Requirements: Give the number of lines in the data that hold the string "this". Nothing else is needed.

Data provided:

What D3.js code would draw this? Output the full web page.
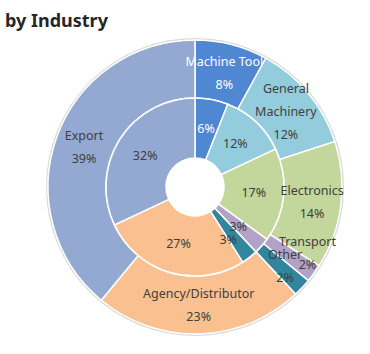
<!DOCTYPE html>
<html>
<head>
<meta charset="utf-8">
<script src="https://cdn.jsdelivr.net/npm/d3@7"></script>
<style>
  body { margin: 0; background: #fff; }
  svg { display: block; }
  text { font-family: "Noto Sans", "DejaVu Sans", sans-serif; }
</style>
</head>
<body>
<svg id="chart" width="370" height="354"></svg>
<script>
// two-ring donut: outer and inner share the same categories
const categories = ["Machine Tool", "General Machinery", "Electronics", "Transport", "Other", "Agency/Distributor", "Export"];
const outerValues = [8, 12, 14, 2, 2, 23, 39];
const innerValues = [6, 12, 17, 3, 3, 27, 32];
const colors = ["#4f87d3", "#93cddd", "#c3d69b", "#b3a2c7", "#31859c", "#fac090", "#94a9d1"];
// label lines for outer ring (wrapped as in the original)
const outerLabelLines = [["Machine Tool"], ["General", "Machinery"], ["Electronics"], ["Transport"], ["Other"], ["Agency/Distributor"], ["Export"]];
const whiteLabel = ["Machine Tool"];

const svg = d3.select("svg#chart");
const cx = 195, cy = 187;
const rHole = 29, rMid = 89, rOuter = 147;
const lineGap = 23;
// small nudges where the original moved crowded labels
const outerNudge = { "Transport": [17, -3], "Other": [4, -2] };
const innerNudge = { "Transport": [-1, 1], "Other": [-3, 6] };

svg.append("text")
    .text("by Industry")
    .attr("x", 5)
    .attr("y", 27)
    .style("font-size", "18px")
    .style("font-weight", "bold")
    .attr("fill", "#262626");

let chart = svg.append("g").attr("transform", `translate(${cx}, ${cy})`);

// faint edge around the outer ring
chart.append("circle")
    .attr("r", rOuter + 1)
    .attr("fill", "none")
    .attr("stroke", "#d9d9d9")
    .attr("stroke-width", 2);

const pie = d3.pie().sort(null).value((d) => d.value);

function ringData(values) {
    return pie(values.map((v, i) => ({ name: categories[i], value: v, i: i })));
}

const outerArc = d3.arc().innerRadius(rMid).outerRadius(rOuter);
const innerArc = d3.arc().innerRadius(rHole).outerRadius(rMid);

chart.selectAll("path.outer")
    .data(ringData(outerValues))
    .join("path")
    .attr("class", "outer")
    .attr("d", outerArc)
    .attr("fill", (d) => colors[d.data.i])
    .attr("stroke", "#fff")
    .attr("stroke-width", 1.5);

chart.selectAll("path.inner")
    .data(ringData(innerValues))
    .join("path")
    .attr("class", "inner")
    .attr("d", innerArc)
    .attr("fill", (d) => colors[d.data.i])
    .attr("stroke", "#fff")
    .attr("stroke-width", 1.5);

// outer labels: name lines + percent
chart.selectAll("text.outer-label")
    .data(ringData(outerValues))
    .join("text")
    .attr("class", "outer-label")
    .attr("text-anchor", "middle")
    .style("font-size", "12.5px")
    .attr("fill", (d) => whiteLabel.includes(d.data.name) ? "#fff" : "#404040")
    .each(function (d) {
        let [x, y] = outerArc.centroid(d);
        const nudge = outerNudge[d.data.name] || [0, 0];
        x += nudge[0];
        y += nudge[1];
        const lines = outerLabelLines[d.data.i].concat([d.data.value + "%"]);
        const top = y - ((lines.length - 1) * lineGap) / 2;
        d3.select(this)
            .selectAll("tspan")
            .data(lines)
            .join("tspan")
            .attr("x", x)
            .attr("y", (l, k) => top + k * lineGap)
            .attr("dy", "0.35em")
            .text((l) => l);
    });

// inner labels: percent only
chart.selectAll("text.inner-label")
    .data(ringData(innerValues))
    .join("text")
    .attr("class", "inner-label")
    .attr("text-anchor", "middle")
    .attr("dy", "0.35em")
    .style("font-size", "12.5px")
    .attr("fill", (d) => whiteLabel.includes(d.data.name) ? "#fff" : "#404040")
    .attr("x", (d) => innerArc.centroid(d)[0] + (innerNudge[d.data.name] || [0, 0])[0])
    .attr("y", (d) => innerArc.centroid(d)[1] + (innerNudge[d.data.name] || [0, 0])[1])
    .text((d) => d.data.value + "%");
</script>
</body>
</html>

Complete response: 2